Relationship between Shape Stability of Fiber Bundle and Mechanical properties of Fiber-reinforced Self-healing Ceramics

Abstract

This paper describes mechanical properties of Fiber-reinforced self-healing ceramics (shFRC) affected by shape stability of fiber bundle. The shFRC was proposed one of the candidates for turbine blade, because this material has high reliability consisted of fiber-reinforcing and self-healing. When crack was initiated in shFRC, the crack is forced not to progress by fiber bundle and can be branched along interlayer designed as weakest region. After this mechanism, the crack is filled up and bonded by oxidation of non-oxide interlayer. Finally, the strength of shFRC recovers. However, the cause of strength dispersion for shFRC is unexplained, so policy about process parameters cannot be determined. The point is that there is some roughness on the fiber bundle interlayer after coating process. The scale of roughness is the same as thickness of interlayer and pores in the material.
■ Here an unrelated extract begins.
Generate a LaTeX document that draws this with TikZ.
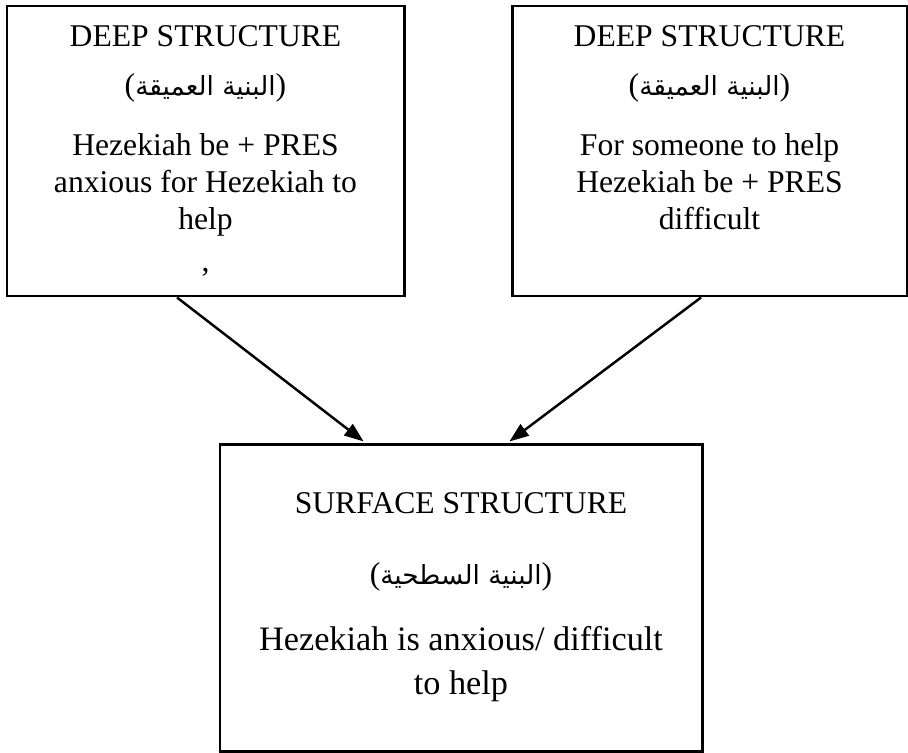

Thus, there is a possibility that shape stability of fiber bundle affect the mechanical properties of shFRC. Therefore, this study tried to evaluate the shape stability and investigate relationship between the shape stability and the mechanical properties of shFRC. As a result, the shape stability can be evaluated by using average values and standard deviation arithmetic mean roughness about fiber bundles after coating process. And as result of tensile test, strengths of interlayer are affected by the shape stability. Hence the shape stability is one of the effective process parameters for shFRC.